I bounced into the Post Office in Rainy the other day all suitably masked and joined the queue to pick up my parcel from Zoned.com. One thing this Covid19 pandemic has done is given Canada Post a real business booming boost.
I waited patiently trying to figure out who all the other masked patrons were. Since my glasses fog up I have given up wearing them so I am a little more vision challenged than usual.
“I don’t know what’s going on here. There’s two packages for you but they both have the same tracking number,” stated the Postmistress as she handed over the goodies.
“Oh, I ordered two of the same item, and they probably shipped them in two separate orders,” I reasoned and headed for home. They were biking goggle shields and I figured I would need two as I would lose one and those school buses rocketing by me put out enough of a wind wake to blast me with enough turbulence to rip a set off. So inconsiderate.

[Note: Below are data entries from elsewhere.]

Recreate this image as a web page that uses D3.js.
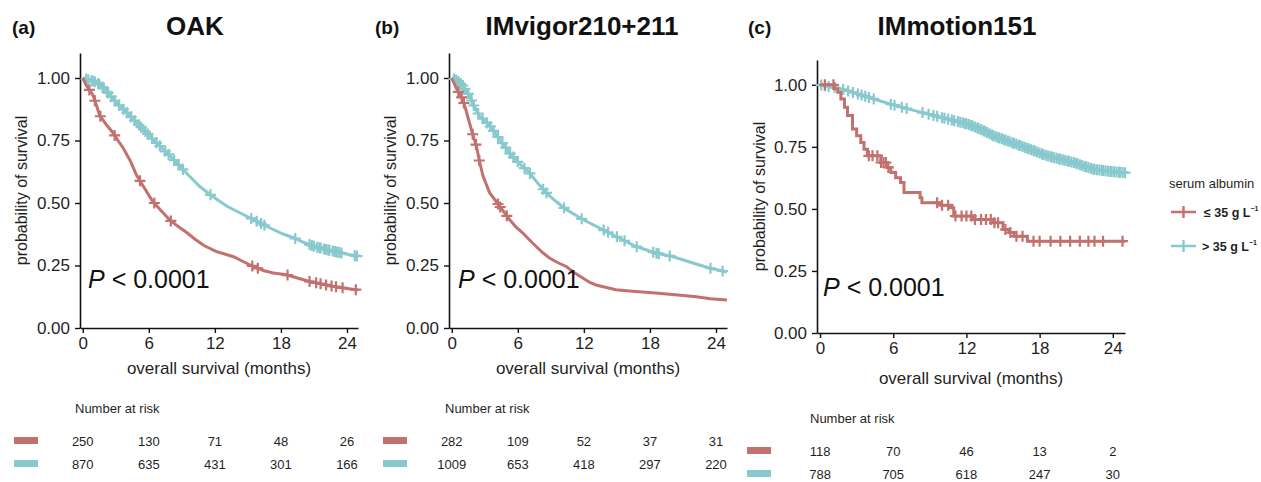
<!DOCTYPE html>
<html>
<head>
<meta charset="utf-8">
<script src="https://cdn.jsdelivr.net/npm/d3@7"></script>
<style>
  body { margin: 0; background: #fff; }
  svg { font-family: "Liberation Sans", Arial, sans-serif; display: block; }
</style>
</head>
<body>
<div id="chart"></div>
<script>
  /**
   * DATA
   * */
  const xTicks = [0, 6, 12, 18, 24];
  const yTicks = [0, 0.25, 0.5, 0.75, 1];
  const groupNames = ["\u2264 35 g L", "> 35 g L"];

  // OAK
  const oakLow = [[0,1],[0.33,0.97],[0.94,0.93],[1.55,0.85],[2.2,0.81],[2.76,0.78],[3.2,0.75],[3.67,0.72],[4.3,0.67],[4.9,0.61],[5.6,0.56],[6.3,0.51],[7.1,0.47],[7.95,0.43],[8.7,0.405],[9.5,0.38],[10.2,0.355],[11,0.33],[12.2,0.305],[13.7,0.285],[14.6,0.265],[15.5,0.246],[16.4,0.23],[17.3,0.22],[18.5,0.213],[19.5,0.2],[20.6,0.186],[21.7,0.176],[22.8,0.166],[24,0.158],[25,0.152]];
  const oakHigh = [[0,1],[0.6,0.992],[1.27,0.983],[1.9,0.96],[2.5,0.93],[3.2,0.895],[4,0.862],[4.7,0.83],[5.5,0.795],[6.2,0.762],[7,0.728],[7.9,0.69],[8.8,0.648],[9.7,0.607],[10.6,0.567],[11.8,0.526],[13.1,0.487],[14.3,0.46],[15.5,0.434],[16.4,0.413],[17.3,0.394],[18.2,0.376],[19.2,0.36],[20.1,0.342],[21,0.327],[21.9,0.316],[22.8,0.307],[23.8,0.297],[25,0.287]];
  const oakLowCensor = [0.6,1.1,1.6,2.9,5.2,6.5,8.0,15.4,15.9,18.6,20.6,21.2,21.6,22.1,22.6,23.0,23.6,24.8];
  const oakHighCensor = [0.3,0.5,0.8,0.9,1.1,1.4,1.5,1.8,1.9,2.2,2.3,2.6,2.9,3.3,3.7,4.0,4.4,4.7,5.1,5.3,5.7,5.9,6.3,6.7,7.0,7.5,7.8,8.3,8.7,9.1,11.6,15.3,15.8,16.2,16.5,19.3,20.6,20.8,21.0,21.3,21.5,21.6,21.9,22.1,22.3,22.4,22.7,22.9,23.1,23.3,23.5,24.7,24.9];
  const oakRiskLow = [250, 130, 71, 48, 26];
  const oakRiskHigh = [870, 635, 431, 301, 166];

  // IMvigor210+211
  const vigLow = [[0,1],[0.45,0.956],[1.0,0.915],[1.3,0.87],[1.6,0.822],[1.9,0.775],[2.24,0.728],[2.5,0.67],[2.84,0.608],[3.44,0.541],[4.35,0.487],[5.25,0.434],[5.8,0.405],[6.46,0.38],[7.0,0.355],[7.67,0.326],[8.3,0.3],[8.88,0.28],[9.6,0.262],[10.4,0.246],[11.1,0.222],[11.9,0.2],[12.5,0.183],[13.1,0.172],[14.9,0.153],[16.7,0.146],[18.5,0.14],[20.3,0.133],[22.2,0.125],[23.5,0.117],[25,0.112]];
  const vigHigh = [[0,1],[0.5,0.99],[1.0,0.97],[1.6,0.93],[2.0,0.89],[2.5,0.85],[3.44,0.81],[4.35,0.755],[5.25,0.70],[6.1,0.66],[7.07,0.62],[7.8,0.58],[8.58,0.541],[9.5,0.505],[10.4,0.474],[11.9,0.434],[13.7,0.394],[15.2,0.36],[16.7,0.327],[18.5,0.3],[20.05,0.286],[21.9,0.26],[23.4,0.24],[25,0.224]];
  const vigLowCensor = [0.6,0.9,1.1,1.9,2.2,2.5,4.2,4.4,5.0];
  const vigHighCensor = [0.2,0.4,0.6,0.8,1.0,1.2,1.5,1.8,2.0,2.4,2.8,3.2,3.5,3.8,4.2,4.6,4.9,5.3,5.6,6.0,6.6,7.1,8.3,8.6,10.2,11.8,13.8,14.2,15.0,15.7,16.8,18.3,18.6,18.8,19.8,23.5,24.6];
  const vigRiskLow = [282, 109, 52, 37, 31];
  const vigRiskHigh = [1009, 653, 418, 297, 220];

  // IMmotion151
  const motLow = [[0,1],[1.17,0.984],[1.45,0.97],[1.71,0.943],[2.0,0.91],[2.25,0.876],[2.66,0.822],[3.0,0.795],[3.34,0.768],[3.6,0.74],[3.89,0.714],[4.98,0.687],[5.5,0.667],[5.8,0.647],[6.2,0.626],[6.6,0.606],[6.88,0.566],[8.2,0.545],[8.35,0.525],[9.9,0.515],[10.7,0.505],[10.96,0.471],[12.6,0.457],[14.2,0.444],[15.0,0.417],[15.5,0.405],[15.9,0.39],[17.0,0.37],[25,0.37]];
  const motHigh = [[0,1],[1.71,0.984],[3.0,0.965],[4.4,0.943],[5.8,0.922],[7.2,0.903],[8.5,0.887],[9.9,0.869],[12.1,0.842],[13.2,0.82],[14.2,0.795],[15.3,0.775],[16.4,0.755],[17.5,0.735],[18.6,0.714],[19.7,0.7],[20.8,0.687],[21.6,0.673],[22.4,0.66],[23.6,0.652],[25,0.646]];
  const motLowCensor = [0.4,1.1,4.0,4.3,4.7,5.0,5.2,5.4,5.6,9.6,10.0,10.5,11.1,11.6,12.0,12.4,12.7,13.2,13.6,14.0,14.3,14.6,15.2,15.6,16.1,16.6,17.5,18.0,18.9,19.7,20.5,21.3,22.0,22.5,23.2,24.8];
  const motHighCensor = [0.1,0.4,0.7,1.2,1.9,2.3,2.7,3.1,3.4,3.7,4.0,4.4,5.8,6.1,6.7,7.1,8.4,8.9,9.3,9.6,10.0,10.2,10.5,10.8,11.0,11.3,11.5,11.7,11.9,12.0,12.2,12.4,12.5,12.7,12.9,13.0,13.2,13.4,13.5,13.7,13.9,14.1,14.2,14.4,14.6,14.7,14.9,15.1,15.2,15.4,15.6,15.8,15.9,16.1,16.3,16.4,16.6,16.8,17.0,17.1,17.3,17.5,17.6,17.8,18.0,18.2,18.3,18.5,18.7,18.9,19.0,19.2,19.4,19.6,19.7,19.9,20.1,20.3,20.4,20.6,20.8,21.0,21.1,21.3,21.5,21.7,21.8,22.0,22.2,22.4,22.5,22.7,22.9,23.1,23.2,23.4,23.6,23.8,23.9,24.1,24.3,24.5,24.6,24.8,25.0];
  const motRiskLow = [118, 70, 46, 13, 2];
  const motRiskHigh = [788, 705, 618, 247, 30];

  /**
   * CONSTANTS AND GLOBALS
   * */
  const width = 1261, height = 482;
  const colLow = "#c2716e", colHigh = "#88c9cd";
  const textCol = "#1f1f1f";

  const panels = [
    { tag: "(a)", title: "OAK", tagX: 12, titleX: 195, left: 80, right: 358, top: 53, bottom: 328,
      low: oakLow, high: oakHigh, lowC: oakLowCensor, highC: oakHighCensor, riskLow: oakRiskLow, riskHigh: oakRiskHigh,
      lowStep: false, pX: 88, pY: 288, yLabX: 21, xLabY: 374, riskTop: 413, swX: 14, nrX: 75 },
    { tag: "(b)", title: "IMvigor210+211", tagX: 375, titleX: 582, left: 449, right: 727, top: 53, bottom: 328,
      low: vigLow, high: vigHigh, lowC: vigLowCensor, highC: vigHighCensor, riskLow: vigRiskLow, riskHigh: vigRiskHigh,
      lowStep: false, pX: 458, pY: 288, yLabX: 390, xLabY: 374, riskTop: 413, swX: 383, nrX: 445 },
    { tag: "(c)", title: "IMmotion151", tagX: 748, titleX: 957, left: 817, right: 1125, top: 60, bottom: 333,
      low: motLow, high: motHigh, lowC: motLowCensor, highC: motHighCensor, riskLow: motRiskLow, riskHigh: motRiskHigh,
      lowStep: true, pX: 823, pY: 296, yLabX: 759, xLabY: 384, riskTop: 423, swX: 747, nrX: 810 }
  ];

  const svg = d3.select("#chart")
    .append("svg")
    .attr("width", width)
    .attr("height", height);

  // value of the curve at time t (same shape as the drawn line)
  function survAt(pts, t, step) {
    for (let i = 1; i < pts.length; i++) {
      if (t <= pts[i][0]) {
        const a = pts[i - 1], b = pts[i];
        if (step) return a[1];
        return a[1] + (b[1] - a[1]) * (t - a[0]) / (b[0] - a[0]);
      }
    }
    return pts[pts.length - 1][1];
  }

  panels.forEach(p => {
    const g = svg.append("g");

    const xScale = d3.scaleLinear().domain([-0.25, 25]).range([p.left, p.right]);
    const yScale = d3.scaleLinear().domain([0, 1.1]).range([p.bottom, p.top]);

    // titles
    g.append("text").attr("x", p.tagX).attr("y", 34)
      .attr("font-size", 19).attr("font-weight", "bold").attr("fill", "#111").text(p.tag);
    g.append("text").attr("x", p.titleX).attr("y", 35).attr("text-anchor", "middle")
      .attr("font-size", 26).attr("font-weight", "bold").attr("fill", "#111").text(p.title);

    // axes
    const yAxis = d3.axisLeft(yScale).tickValues(yTicks).tickFormat(d3.format(".2f"))
      .tickSize(5).tickSizeOuter(0).tickPadding(5);
    const xAxis = d3.axisBottom(xScale).tickValues(xTicks).tickFormat(d3.format("d"))
      .tickSize(5).tickSizeOuter(0).tickPadding(4);

    const ya = g.append("g").attr("transform", `translate(${p.left},0)`).call(yAxis);
    const xa = g.append("g").attr("transform", `translate(0,${p.bottom})`).call(xAxis);
    [ya, xa].forEach(a => {
      a.select(".domain").attr("stroke", "#111").attr("stroke-width", 1.6);
      a.selectAll(".tick line").attr("stroke", "#111").attr("stroke-width", 1.4);
      a.selectAll(".tick text").attr("font-size", 17).attr("fill", textCol)
        .attr("font-family", "Liberation Sans, Arial, sans-serif");
    });

    g.append("text")
      .attr("transform", `translate(${p.yLabX},${(p.top + p.bottom) / 2}) rotate(-90)`)
      .attr("text-anchor", "middle").attr("dy", "0.35em")
      .attr("font-size", 16).attr("fill", textCol).text("probability of survival");
    g.append("text").attr("x", (p.left + p.right) / 2).attr("y", p.xLabY)
      .attr("text-anchor", "middle").attr("font-size", 17).attr("fill", textCol)
      .text("overall survival (months)");

    // curves
    const series = [
      { pts: p.high, cens: p.highC, col: colHigh, step: false },
      { pts: p.low, cens: p.lowC, col: colLow, step: p.lowStep }
    ];
    series.forEach(s => {
      const lineFunc = d3.line()
        .x(d => xScale(d[0]))
        .y(d => yScale(d[1]))
        .curve(s.step ? d3.curveStepAfter : d3.curveLinear);
      g.append("path").datum(s.pts)
        .attr("d", lineFunc)
        .attr("fill", "none").attr("stroke", s.col).attr("stroke-width", 3);
      const h = 5.5;
      g.selectAll(null).data(s.cens).join("path")
        .attr("d", t => {
          const cx = xScale(t), cy = yScale(survAt(s.pts, t, s.step));
          return `M${cx - h},${cy}H${cx + h}M${cx},${cy - h}V${cy + h}`;
        })
        .attr("stroke", s.col).attr("stroke-width", 2.2).attr("fill", "none");
    });

    // p value
    const pt = g.append("text").attr("x", p.pX).attr("y", p.pY)
      .attr("font-size", 25).attr("fill", "#111");
    pt.append("tspan").attr("font-style", "italic").text("P");
    pt.append("tspan").text(" < 0.0001");

    // number at risk table
    g.append("text").attr("x", p.nrX).attr("y", p.riskTop)
      .attr("font-size", 13).attr("fill", textCol).text("Number at risk");
    [[p.riskLow, colLow], [p.riskHigh, colHigh]].forEach(([vals, col], i) => {
      const ry = p.riskTop + 33 + i * 23;
      g.append("rect").attr("x", p.swX).attr("y", ry - 9).attr("width", 24).attr("height", 7)
        .attr("fill", col);
      g.selectAll(null).data(vals).join("text")
        .attr("x", (d, j) => xScale(xTicks[j]))
        .attr("y", ry)
        .attr("text-anchor", "middle")
        .attr("font-size", 13).attr("fill", textCol)
        .text(d => d);
    });
  });

  // legend
  const leg = svg.append("g");
  leg.append("text").attr("x", 1169).attr("y", 188).attr("font-size", 13).attr("fill", textCol)
    .text("serum albumin");
  [colLow, colHigh].forEach((col, i) => {
    const ly = 212 + i * 34;
    leg.append("path").attr("d", `M1171,${ly}H1196M1183.5,${ly - 6}V${ly + 6}`)
      .attr("stroke", col).attr("stroke-width", 2.4).attr("fill", "none");
    const t = leg.append("text").attr("x", i === 0 ? 1204 : 1202).attr("y", ly + 5)
      .attr("font-size", 12.5).attr("font-weight", "bold").attr("fill", textCol);
    t.append("tspan").text(groupNames[i]);
    t.append("tspan").attr("dy", -6).attr("font-size", 7).text("\u22121");
  });
</script>
</body>
</html>
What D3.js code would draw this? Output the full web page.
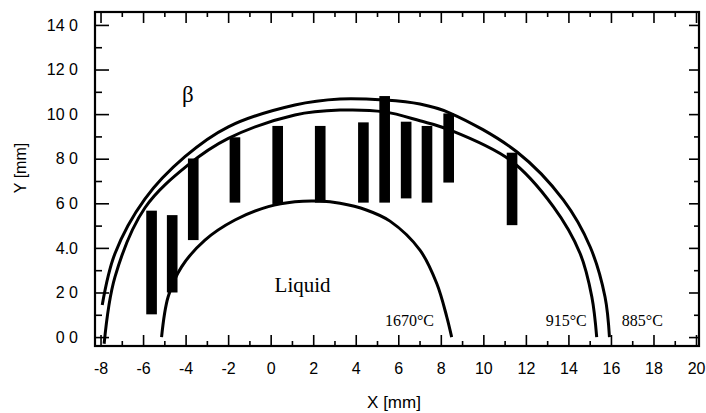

At home I opened the first package. It had both my sets of ordered goggles. Panic gripped me. Did I double-order? I better not rip the other envelope open. On to the computer. No – only one order for two pair. I confirmed my credit card was only charged once.
Hmmm? I checked the tracking number again. Exact duplicate. I ripped open the other package and pulled out some sort of garment. No invoice. No explanation. Checked the tag.
“Ladies XT Yoga Pants” was all it said.
I pulled them on. The legs were at least four inches longer than my 6’4” frame required, just barely clearing my toes. The waist and hips was firmly supported spandex. I quickly took them off afraid some unexpected visitor would catch me cross-dressing.
I cracked a wobbly pop and sat down to consider the situation. I thoroughly rechecked my credit cards and bank account. No indication of another charge or an order I’d forgotten about. Let’s face it – at my age I forget things. Then it hit me what must have happened and the ensuing panic and calamity that was in the offing.
Zoned for reasons unknown had printed two labels and as the packages whizzed by on the conveyor had applied the extra label to the next package in line throwing everything out of sync. I imagined the worst. There was no point notifying Zoned because they would deny, deny, deny, and I would wind up in email jail.
What if those yoga pants were destined for the just initiated Yoga Fitness Class at the First Self Righteous Church and instead they received the next package on the conveyor, a box of the latest sex toys destined for Pervs Anonymous.
I imagined a whole host of catastrophic but interesting ramifications.
But what to do with these XT Long Legged Yoga pants. Long legs? Wonder if Dorothy could make use of them? Hmmmm?